7  Conclusion

This analysis has investigated how survey responses from HES compare with the administrative data available in the IDI on a limited range of variables. Three types of comparative analysis were presented. The first compared the linked population to the unlinked population, which concluded that there are significant differences in the two populations in terms of income and ethnicity, which would need to be addressed through adjustments to the calibration processes for Taxwell. The second type of comparative analysis compared HES income to IRD income. We found an overall strong correlation, although on average, HES income is 1.5-6% higher than IRD income. This suggests that a tax model based on IRD income data could be somewhat more accurate. The third type of comparative analysis compared HES benefit measures to MSD benefit measures and concluded that, because the survey measures of benefit receipt compare poorly to the administrative measures, there is a strong case for incorporating administrative data on benefit receipt into Taxwell.

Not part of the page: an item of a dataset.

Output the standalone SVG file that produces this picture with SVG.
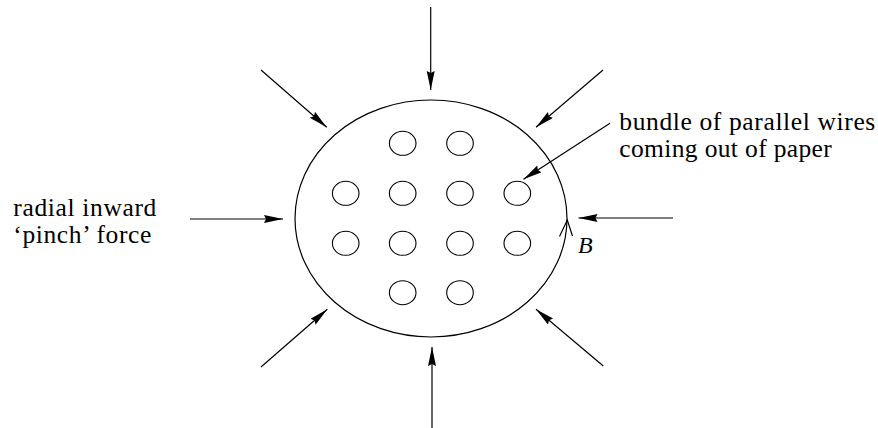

For researchers considering supplementing HES with administrative data, changing the benefit data is where the largest gains are likely to be made. Following that, replacing the HES income data with IRD data is the next logical step, though because some categories of income are collected in HES but not recorded in the linked IRD data (such as investment income and irregular income), which income source a researcher prefers will depend on their research question. As part of making any of these changes, the survey weights and population definition would need careful consideration.